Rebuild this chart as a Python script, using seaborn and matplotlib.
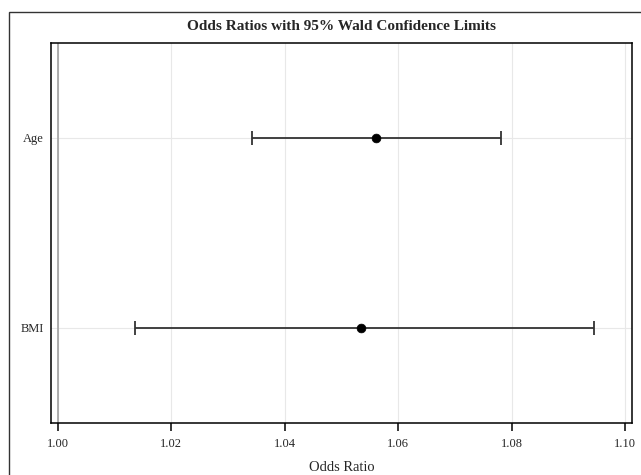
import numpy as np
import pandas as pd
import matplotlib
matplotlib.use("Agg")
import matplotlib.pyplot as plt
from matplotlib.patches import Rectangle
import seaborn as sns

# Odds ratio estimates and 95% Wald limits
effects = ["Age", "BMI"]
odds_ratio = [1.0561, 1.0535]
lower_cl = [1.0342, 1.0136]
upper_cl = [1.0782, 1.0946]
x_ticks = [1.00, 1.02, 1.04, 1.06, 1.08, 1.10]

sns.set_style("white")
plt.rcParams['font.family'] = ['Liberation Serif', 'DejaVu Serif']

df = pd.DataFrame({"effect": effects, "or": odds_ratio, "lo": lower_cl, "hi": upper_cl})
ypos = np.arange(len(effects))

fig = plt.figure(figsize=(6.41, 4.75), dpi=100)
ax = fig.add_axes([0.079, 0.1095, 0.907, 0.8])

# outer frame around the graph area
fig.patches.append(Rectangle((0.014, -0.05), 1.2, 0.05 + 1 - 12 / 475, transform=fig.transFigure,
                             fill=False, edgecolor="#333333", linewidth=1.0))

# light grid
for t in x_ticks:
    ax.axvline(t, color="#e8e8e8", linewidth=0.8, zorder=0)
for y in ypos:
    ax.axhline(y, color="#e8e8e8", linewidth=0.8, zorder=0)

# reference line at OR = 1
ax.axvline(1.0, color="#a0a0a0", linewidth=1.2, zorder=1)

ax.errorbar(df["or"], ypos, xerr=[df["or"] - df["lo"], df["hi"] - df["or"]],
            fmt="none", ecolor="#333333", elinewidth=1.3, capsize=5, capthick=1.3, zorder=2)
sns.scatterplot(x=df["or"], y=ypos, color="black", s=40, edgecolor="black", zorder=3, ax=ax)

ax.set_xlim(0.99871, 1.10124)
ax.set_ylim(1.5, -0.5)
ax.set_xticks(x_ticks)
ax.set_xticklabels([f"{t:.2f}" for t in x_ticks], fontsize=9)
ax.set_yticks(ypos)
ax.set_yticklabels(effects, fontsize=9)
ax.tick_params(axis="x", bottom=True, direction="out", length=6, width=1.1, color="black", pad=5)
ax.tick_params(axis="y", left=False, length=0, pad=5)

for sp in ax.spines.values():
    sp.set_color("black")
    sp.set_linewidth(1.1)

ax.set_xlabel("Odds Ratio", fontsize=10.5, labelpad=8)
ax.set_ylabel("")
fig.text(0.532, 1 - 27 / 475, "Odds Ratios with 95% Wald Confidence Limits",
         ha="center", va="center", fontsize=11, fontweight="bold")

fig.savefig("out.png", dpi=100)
---+---
- **EXERCISE**:
Give again exactly the lines running from the beginning of the material above through the line that contains "x_ticks = [1.00, 1.02, 1.04, 1.06, 1.08, 1.10]", and leave out every picture.

- **REPLY**:
Rebuild this chart as a Python script, using seaborn and matplotlib.
import numpy as np
import pandas as pd
import matplotlib
matplotlib.use("Agg")
import matplotlib.pyplot as plt
from matplotlib.patches import Rectangle
import seaborn as sns

# Odds ratio estimates and 95% Wald limits
effects = ["Age", "BMI"]
odds_ratio = [1.0561, 1.0535]
lower_cl = [1.0342, 1.0136]
upper_cl = [1.0782, 1.0946]
x_ticks = [1.00, 1.02, 1.04, 1.06, 1.08, 1.10]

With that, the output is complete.